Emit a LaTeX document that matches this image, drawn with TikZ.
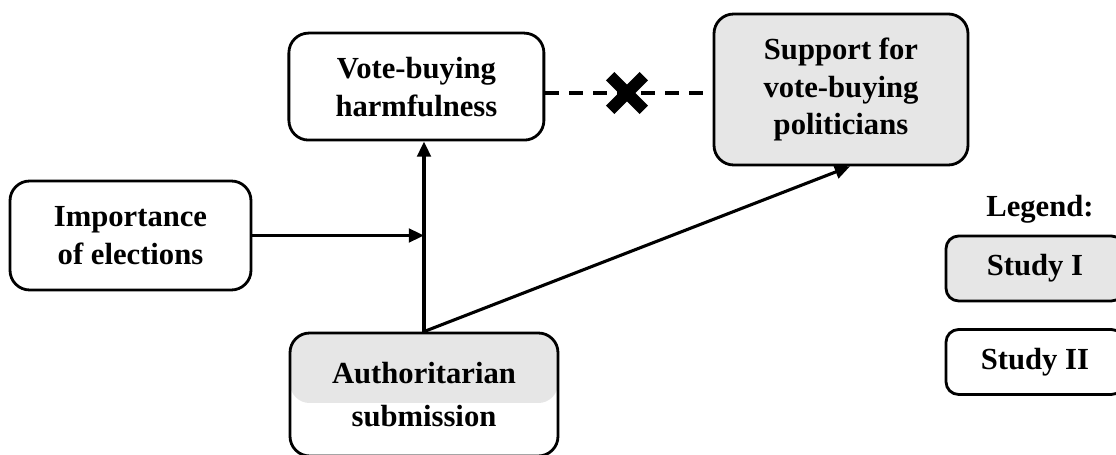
\documentclass[tikz,border=0pt]{standalone}
\usepackage{fontspec}
\setmainfont{Liberation Serif}
\usetikzlibrary{arrows.meta,calc,positioning}
\definecolor{studyF}{HTML}{E6E6E6}
\definecolor{lineC}{HTML}{000000}
\tikzset{
  box/.style={rounded corners=14pt, draw=lineC, line width=2pt, align=center, inner sep=4pt,
              font=\fontsize{21.8}{27}\selectfont\bfseries},
  stdyone/.style={box, fill=studyF},
  stdytwo/.style={box, fill=white},
  legbox/.style={rounded corners=9pt, minimum width=4.45cm, minimum height=1.625cm},
  arr/.style={-{Triangle[length=0.38cm,width=0.34cm]}, draw=lineC, line width=2.2pt},
  nolink/.style={draw=lineC, line width=3.5pt, dash pattern=on 0.35cm off 0.25cm},
  lab/.style={font=\fontsize{21.8}{27}\selectfont\bfseries},
}
\begin{document}
\begin{tikzpicture}
\useasboundingbox (0,0) rectangle (27.9,11.375);
\node[stdytwo, minimum width=6.375cm, minimum height=2.675cm] (harm) at (10.41,9.21) {Vote-buying\\harmfulness};
\node[stdyone, minimum width=6.35cm, minimum height=3.775cm] (supp) at (21.025,9.1375) {Support for\\vote-buying\\politicians};
\node[stdytwo, minimum width=6.025cm, minimum height=2.725cm] (imp) at (3.2625,5.4875) {Importance\\of elections};
\node[stdytwo, minimum width=6.7cm, minimum height=3.075cm,
      path picture={\fill[studyF] (path picture bounding box.north west) rectangle ([yshift=-1.75cm]path picture bounding box.north east);}]
      (auth) at (10.6,1.5125) {Authoritarian\\[4pt]submission};
% legend
\node[lab] (leg) at (26.0,6.15) {Legend:};
\node[stdyone, legbox] (s1) at (25.875,4.6625) {Study I};
\node[stdytwo, legbox] (s2) at (25.875,2.325) {Study II};
% links
\draw[arr] (auth.north) -- (auth.north |- harm.south);
\draw[arr] (imp.east) -- (imp.east -| auth.north);
\draw[arr] (auth.north) -- ([xshift=0.225cm]supp.south);
\coordinate (cross) at (15.675,9.05);
\draw[nolink] (harm.east |- cross) -- (supp.west |- cross);
\draw[line width=0.3cm] (cross) ++(-0.42,-0.42) -- ++(0.84,0.84);
\draw[line width=0.3cm] (cross) ++(-0.42,0.42) -- ++(0.84,-0.84);
\end{tikzpicture}
\end{document}
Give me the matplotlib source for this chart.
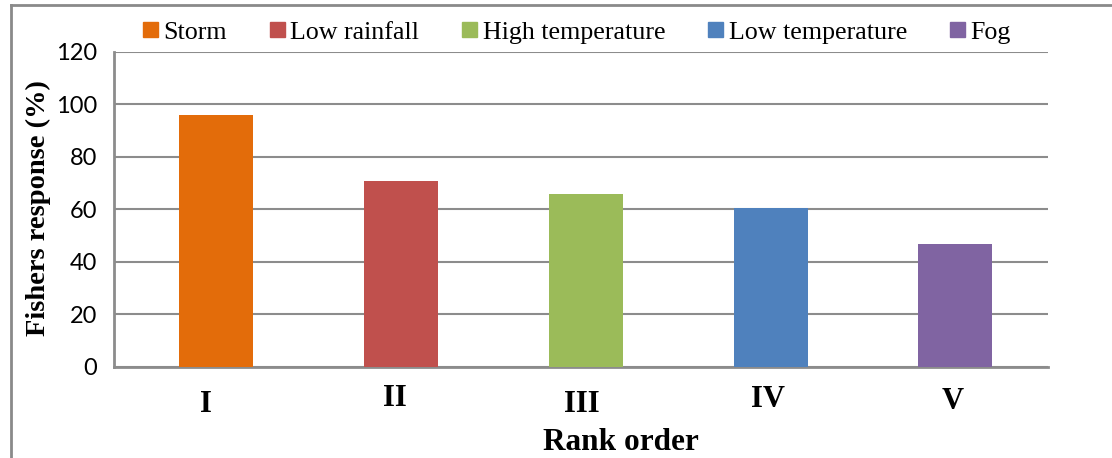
import matplotlib.pyplot as plt
from matplotlib.patches import Patch
from matplotlib.lines import Line2D
from matplotlib.transforms import ScaledTranslation

# Fishers' ranking of climate stressors
ranks = ["I", "II", "III", "IV", "V"]
causes = ["Storm", "Low rainfall", "High temperature", "Low temperature", "Fog"]
response = [96, 71, 66, 60.5, 47]
colors = ["#E36C0A", "#C0504D", "#9BBB59", "#4F81BD", "#8064A2"]

serif = "Liberation Serif"
grid_col = "#8c8c8c"

fig = plt.figure(figsize=(11.12, 4.58), dpi=100)
ax = fig.add_axes([0.1025, 0.1987, 0.8399, 0.6878])

x = range(len(ranks))
ax.bar(x, response, width=0.4, color=colors, zorder=3)

ax.set_xlim(-0.55, len(ranks) - 0.5)
ax.set_ylim(0, 120)
ax.set_yticks(range(0, 121, 20))
ax.yaxis.grid(True, color=grid_col, linewidth=1.5, zorder=0)
ax.tick_params(axis="both", length=0)
ax.tick_params(axis="y", pad=12, labelsize=17)
for lab in ax.get_yticklabels():
    lab.set_fontfamily("Lato")

ax.set_xticks(list(x))
ax.set_xticklabels(ranks, fontfamily=serif, fontweight="bold", fontsize=22)
ax.tick_params(axis="x", pad=12)
# small nudges on the rank labels
nudges = [(-10, -6), (-6, 0), (-4, -6), (-3, -1), (-3, -3)]
for lab, (dx, dy) in zip(ax.get_xticklabels(), nudges):
    lab.set_transform(lab.get_transform() + ScaledTranslation(dx / 100, dy / 100, fig.dpi_scale_trans))

for side in ["top", "right"]:
    ax.spines[side].set_visible(False)
for side in ["left", "bottom"]:
    ax.spines[side].set_color(grid_col)
    ax.spines[side].set_linewidth(2)

fig.text(621 / 1112, 1 - 450 / 458, "Rank order", fontfamily=serif, fontweight="bold",
         fontsize=22.5, ha="center", va="baseline")
fig.text(38 / 1112, 1 - 208 / 458, "Fishers response (%)", fontfamily=serif, fontweight="bold",
         fontsize=20.5, rotation=90, ha="center", va="center")

handles = [Patch(color=c) for c in colors]
leg = fig.legend(handles, causes, loc="center left", bbox_to_anchor=(143 / 1112, 1 - 33 / 458),
                 ncol=5, frameon=False, prop={"family": serif, "size": 18.7},
                 handlelength=0.58, handleheight=0.52, handletextpad=0.2, columnspacing=1.66,
                 borderpad=0, borderaxespad=0)

# outer frame (left and top edges only)
fig.add_artist(Line2D([10.5 / 1112, 10.5 / 1112], [0, 1 - 5 / 458], color="#8a8a8a", linewidth=2))
fig.add_artist(Line2D([10.5 / 1112, 1], [1 - 5 / 458, 1 - 5 / 458], color="#8a8a8a", linewidth=2))

fig.savefig("out.png", dpi=100)
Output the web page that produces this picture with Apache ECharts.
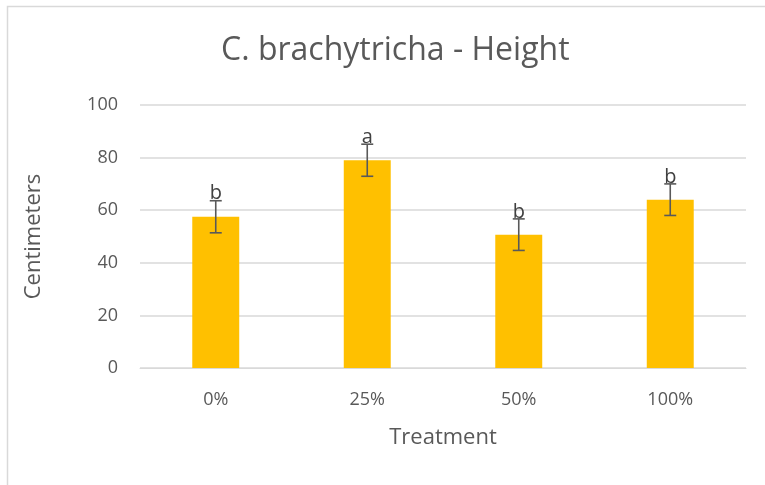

═══

**Request**
Reproduce the whole listing word for word, setting aside any pictures.

**Output for this task**
Emit a LaTeX document that matches this image, drawn with TikZ.
\documentclass[tikz,border=0pt]{standalone}
\usepackage{fontspec}
\setmainfont{Liberation Serif}
\usetikzlibrary{arrows.meta,calc,positioning}
\definecolor{studyF}{HTML}{E6E6E6}
\definecolor{lineC}{HTML}{000000}
\tikzset{
  box/.style={rounded corners=14pt, draw=lineC, line width=2pt, align=center, inner sep=4pt,
              font=\fontsize{21.8}{27}\selectfont\bfseries},
  stdyone/.style={box, fill=studyF},
  stdytwo/.style={box, fill=white},
  legbox/.style={rounded corners=9pt, minimum width=4.45cm, minimum height=1.625cm},
  arr/.style={-{Triangle[length=0.38cm,width=0.34cm]}, draw=lineC, line width=2.2pt},
  nolink/.style={draw=lineC, line width=3.5pt, dash pattern=on 0.35cm off 0.25cm},
  lab/.style={font=\fontsize{21.8}{27}\selectfont\bfseries},
}
\begin{document}
\begin{tikzpicture}
\useasboundingbox (0,0) rectangle (27.9,11.375);
\node[stdytwo, minimum width=6.375cm, minimum height=2.675cm] (harm) at (10.41,9.21) {Vote-buying\\harmfulness};
\node[stdyone, minimum width=6.35cm, minimum height=3.775cm] (supp) at (21.025,9.1375) {Support for\\vote-buying\\politicians};
\node[stdytwo, minimum width=6.025cm, minimum height=2.725cm] (imp) at (3.2625,5.4875) {Importance\\of elections};
\node[stdytwo, minimum width=6.7cm, minimum height=3.075cm,
      path picture={\fill[studyF] (path picture bounding box.north west) rectangle ([yshift=-1.75cm]path picture bounding box.north east);}]
      (auth) at (10.6,1.5125) {Authoritarian\\[4pt]submission};
% legend
\node[lab] (leg) at (26.0,6.15) {Legend:};
\node[stdyone, legbox] (s1) at (25.875,4.6625) {Study I};
\node[stdytwo, legbox] (s2) at (25.875,2.325) {Study II};
% links
\draw[arr] (auth.north) -- (auth.north |- harm.south);
\draw[arr] (imp.east) -- (imp.east -| auth.north);
\draw[arr] (auth.north) -- ([xshift=0.225cm]supp.south);
\coordinate (cross) at (15.675,9.05);
\draw[nolink] (harm.east |- cross) -- (supp.west |- cross);
\draw[line width=0.3cm] (cross) ++(-0.42,-0.42) -- ++(0.84,0.84);
\draw[line width=0.3cm] (cross) ++(-0.42,0.42) -- ++(0.84,-0.84);
\end{tikzpicture}
\end{document}
Give me the matplotlib source for this chart.
import matplotlib.pyplot as plt
from matplotlib.patches import Patch
from matplotlib.lines import Line2D
from matplotlib.transforms import ScaledTranslation

# Fishers' ranking of climate stressors
ranks = ["I", "II", "III", "IV", "V"]
causes = ["Storm", "Low rainfall", "High temperature", "Low temperature", "Fog"]
response = [96, 71, 66, 60.5, 47]
colors = ["#E36C0A", "#C0504D", "#9BBB59", "#4F81BD", "#8064A2"]

serif = "Liberation Serif"
grid_col = "#8c8c8c"

fig = plt.figure(figsize=(11.12, 4.58), dpi=100)
ax = fig.add_axes([0.1025, 0.1987, 0.8399, 0.6878])

x = range(len(ranks))
ax.bar(x, response, width=0.4, color=colors, zorder=3)

ax.set_xlim(-0.55, len(ranks) - 0.5)
ax.set_ylim(0, 120)
ax.set_yticks(range(0, 121, 20))
ax.yaxis.grid(True, color=grid_col, linewidth=1.5, zorder=0)
ax.tick_params(axis="both", length=0)
ax.tick_params(axis="y", pad=12, labelsize=17)
for lab in ax.get_yticklabels():
    lab.set_fontfamily("Lato")

ax.set_xticks(list(x))
ax.set_xticklabels(ranks, fontfamily=serif, fontweight="bold", fontsize=22)
ax.tick_params(axis="x", pad=12)
# small nudges on the rank labels
nudges = [(-10, -6), (-6, 0), (-4, -6), (-3, -1), (-3, -3)]
for lab, (dx, dy) in zip(ax.get_xticklabels(), nudges):
    lab.set_transform(lab.get_transform() + ScaledTranslation(dx / 100, dy / 100, fig.dpi_scale_trans))

for side in ["top", "right"]:
    ax.spines[side].set_visible(False)
for side in ["left", "bottom"]:
    ax.spines[side].set_color(grid_col)
    ax.spines[side].set_linewidth(2)

fig.text(621 / 1112, 1 - 450 / 458, "Rank order", fontfamily=serif, fontweight="bold",
         fontsize=22.5, ha="center", va="baseline")
fig.text(38 / 1112, 1 - 208 / 458, "Fishers response (%)", fontfamily=serif, fontweight="bold",
         fontsize=20.5, rotation=90, ha="center", va="center")

handles = [Patch(color=c) for c in colors]
leg = fig.legend(handles, causes, loc="center left", bbox_to_anchor=(143 / 1112, 1 - 33 / 458),
                 ncol=5, frameon=False, prop={"family": serif, "size": 18.7},
                 handlelength=0.58, handleheight=0.52, handletextpad=0.2, columnspacing=1.66,
                 borderpad=0, borderaxespad=0)

# outer frame (left and top edges only)
fig.add_artist(Line2D([10.5 / 1112, 10.5 / 1112], [0, 1 - 5 / 458], color="#8a8a8a", linewidth=2))
fig.add_artist(Line2D([10.5 / 1112, 1], [1 - 5 / 458, 1 - 5 / 458], color="#8a8a8a", linewidth=2))

fig.savefig("out.png", dpi=100)
Output the web page that produces this picture with Apache ECharts.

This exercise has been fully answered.